I don’t use the beds for bench grafts. It’s mostly used for starting large amounts of nut trees. The Pvc pipe was I believe 1 1/2 diameter. Chestnuts put out a taproot, this allows the taproot to grow long. Then when it’s time to plant they pull out like a plug and I plant them in permanent spot. It can be time consuming, much easier to just do rows of nuts in soil in the beds. It is a little work though digging them up and separating some roots. You’re either going to work in the beginning or end of grow season… I also usually throw a single sheet of newspaper over the hardware mesh to keep dirt from falling through when I fill the beds. I support the hardware mesh with a few spaced cross beams. I’ve heard the blow torching and slightly charting the inside prevents or slows the wood from rotting.


Sir, what are you doing with your benchgrafts when they come out of the pipe. I know @Barkslip pots his up individually. Im mainly talking about the ones that break dormancy where they can’t be held in a fridge. If you do plant them outside right away, do you protect young grafts from freezes?


I appreciate the politeness, but you don’t have to call me sir. Just call me Gary. When I remove them from the pipe around April 20-28, I put them in a bucket with moist woodchip/sawdust(my friend processes firewood, so I have access to plenty). I then keep them in my shop under a light so they harden off somewhat. I live in Northern NY, Zone 4b. I usually hold off planting until the beginning to middle of May depending on how the weathers looking.


Thanks Gary!


Hey Gary. Thanks for fielding questions. I have one. What size foam tubing did you use?


I forget exactly. I followed barkslips instructions that he posted exactly as written.


Ok. Thanks for the reply. I guess I’m just not hip to the notation 1" C/ 3/4" I. I can wing it.
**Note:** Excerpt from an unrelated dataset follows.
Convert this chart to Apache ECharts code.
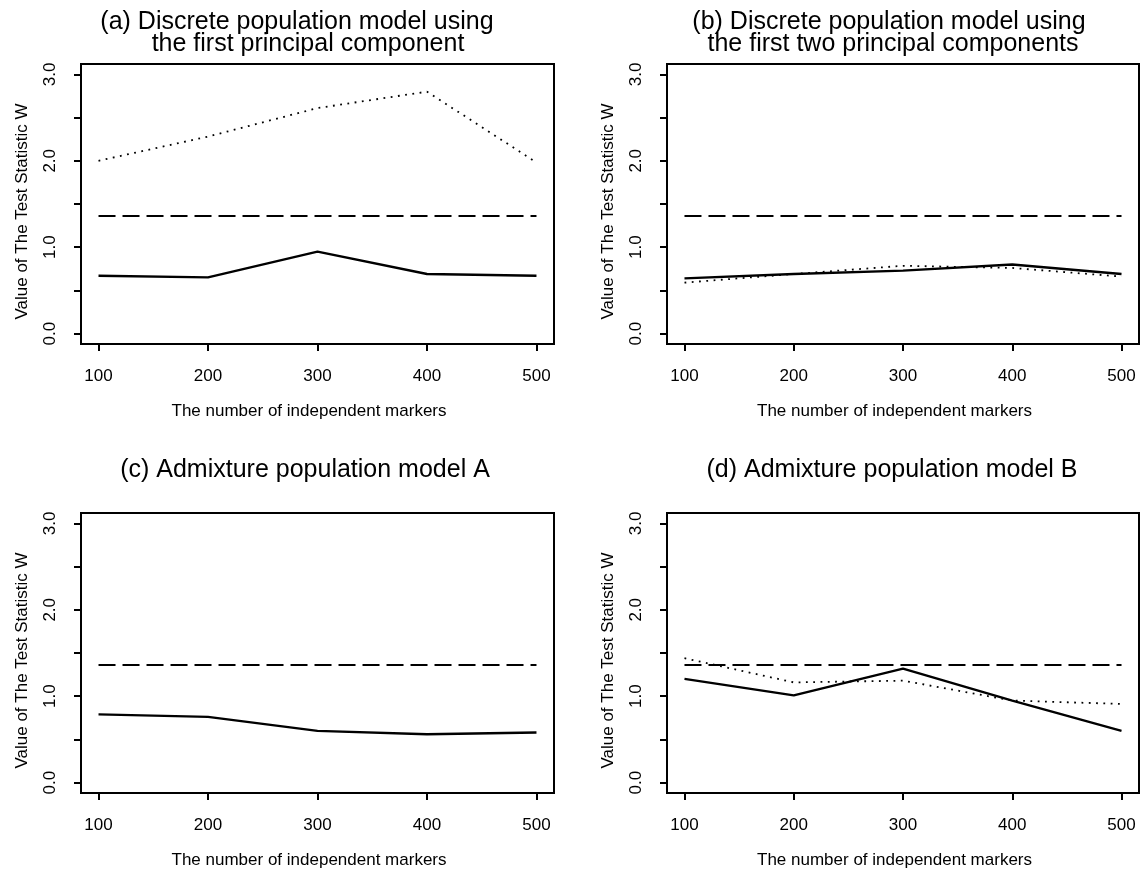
<!DOCTYPE html>
<html><head><meta charset="utf-8">
<script src="https://cdn.jsdelivr.net/npm/echarts@6/dist/echarts.min.js"></script>
<style>html,body{margin:0;padding:0;background:#fff}#c{width:1141px;height:872px}</style>
</head><body><div id="c"></div>
<script>
// ---- data ----
const markers = [100, 200, 300, 400, 500];
const xTicks = [100, 200, 300, 400, 500];
const yTicks = [0, 0.5, 1, 1.5, 2, 2.5, 3];
const yLabels = [0, 1, 2, 3];
const xName = 'The number of independent markers';
const yName = 'Value of The Test Statistic W';
const titleA = ['(a) Discrete population model using', 'the first principal component'];
const titleB = ['(b) Discrete population model using', 'the first two principal components'];
const titleC = ['(c) Admixture population model A'];
const titleD = ['(d) Admixture population model B'];
const threshold = [1.36, 1.36, 1.36, 1.36, 1.36];
const aSolid  = [0.67, 0.65, 0.95, 0.69, 0.67];
const aDotted = [2.00, 2.28, 2.61, 2.80, 1.98];
const bSolid  = [0.64, 0.69, 0.73, 0.80, 0.69];
const bDotted = [0.59, 0.69, 0.785, 0.76, 0.66];
const cSolid  = [0.79, 0.76, 0.60, 0.56, 0.58];
const dSolid  = [1.20, 1.01, 1.32, 0.95, 0.60];
const dDotted = [1.44, 1.16, 1.18, 0.95, 0.91];

// ---- layout ----
const FONT = "'Liberation Sans', Arial, Helvetica, sans-serif";
const panels = [
  {grid: {left: 81, top: 64, width: 473, height: 280}, titles: titleA, tx: [297, 308], ty: [10, 31.5],
   solid: aSolid, dotted: aDotted},
  {grid: {left: 667, top: 64, width: 472, height: 280}, titles: titleB, tx: [889, 893], ty: [10, 31.5],
   solid: bSolid, dotted: bDotted},
  {grid: {left: 81, top: 513, width: 473, height: 280}, titles: titleC, tx: [305], ty: [458],
   solid: cSolid, dotted: null},
  {grid: {left: 667, top: 513, width: 472, height: 280}, titles: titleD, tx: [892], ty: [458],
   solid: dSolid, dotted: dDotted}
];

const pairs = vals => markers.map((m, i) => [m, vals[i]]);

const option = {
  animation: false,
  backgroundColor: '#fff',
  textStyle: {fontFamily: FONT, color: '#000'},
  title: [], grid: [], xAxis: [], yAxis: [], series: []
};

panels.forEach((p, i) => {
  p.titles.forEach((t, j) => {
    option.title.push({
      text: t, left: p.tx[j], top: p.ty[j], textAlign: 'center', padding: 0,
      textStyle: {fontFamily: FONT, fontSize: 25, fontWeight: 'normal', color: '#000'}
    });
  });
  option.grid.push(Object.assign({show: true, borderColor: '#000', borderWidth: 2, backgroundColor: 'transparent'}, p.grid));
  option.xAxis.push({
    type: 'value', gridIndex: i, min: 84, max: 516,
    name: xName, nameLocation: 'middle', nameGap: 59,
    nameTextStyle: {fontFamily: FONT, fontSize: 17, color: '#000', padding: [0, 17, 0, 0]},
    axisLine: {show: true, onZero: false, lineStyle: {color: '#000', width: 2}},
    axisTick: {show: true, length: 7, lineStyle: {color: '#000', width: 2}, customValues: xTicks},
    axisLabel: {show: true, margin: 24, fontSize: 17, color: '#000', fontFamily: FONT, customValues: xTicks},
    splitLine: {show: false}
  });
  option.yAxis.push({
    type: 'value', gridIndex: i, min: -0.12, max: 3.12,
    name: yName, nameLocation: 'middle', nameGap: 50,
    nameTextStyle: {fontFamily: FONT, fontSize: 17, color: '#000', padding: [0, 15, 0, 0]},
    axisLine: {show: true, onZero: false, lineStyle: {color: '#000', width: 2}},
    axisTick: {show: true, length: 7, lineStyle: {color: '#000', width: 2}, customValues: yTicks},
    axisLabel: {show: true, margin: 22, rotate: 90, fontSize: 17, color: '#000', fontFamily: FONT,
      customValues: yLabels, formatter: v => Number(v).toFixed(1)},
    splitLine: {show: false}
  });
  option.series.push({
    type: 'line', xAxisIndex: i, yAxisIndex: i, data: pairs(threshold), symbol: 'none',
    lineStyle: {color: '#000', width: 2, type: [17, 7]}, silent: true
  });
  option.series.push({
    type: 'line', xAxisIndex: i, yAxisIndex: i, data: pairs(p.solid), symbol: 'none',
    lineStyle: {color: '#000', width: 2.3, type: 'solid'}, silent: true
  });
  if (p.dotted) {
    option.series.push({
      type: 'line', xAxisIndex: i, yAxisIndex: i, data: pairs(p.dotted), symbol: 'none',
      lineStyle: {color: '#000', width: 1.8, type: [1.8, 5.5]}, silent: true
    });
  }
});

const chart = echarts.init(document.getElementById('c'), null, {renderer: 'canvas'});
chart.setOption(option);
</script>
</body></html>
@ctduckhunter no you don’t have to call Gary, “sir”, Gary’s quite, quiet.



Here’s an example of one of the cages I put above my raised air prune beds. This is using chicken wire. I normally use hardware mesh, but I didn’t have any on hand. Squirrels and chipmunks are the biggest threat to chestnuts etc. as they germinate and grow into seedlings. I made them 2 feet tall. I use 2 foot tall chickenwire/ hardware mesh, stapling it to the frame. I then run a sheet over the top. I then use hook and loop to attach it to raised bed. Worked great the last two years. I leave the cage on to protect the plants. Hardware mesh worked great because it was very small squares, no chance of mice or even Japanese beetles getting to leaves, but plenty of air flow and sunlight. The frame is made of furring strips.


I got mine built today, now time to try it with some peaches.

I ran the cable through 1/2" pex to protect it and add a little buffer.


I was out applying some dormant oil to my trees this morning and took some pictures of Apple and pear trees I grafted using the zenport grafting tool and hot callus pipe last year. This will be their second growing year. There is also one that was done two years ago with an omega tool. I feel that the zenport graft union looks nicer and that the hot callus pipe has gotten my trees off to a much better start prior to planting them.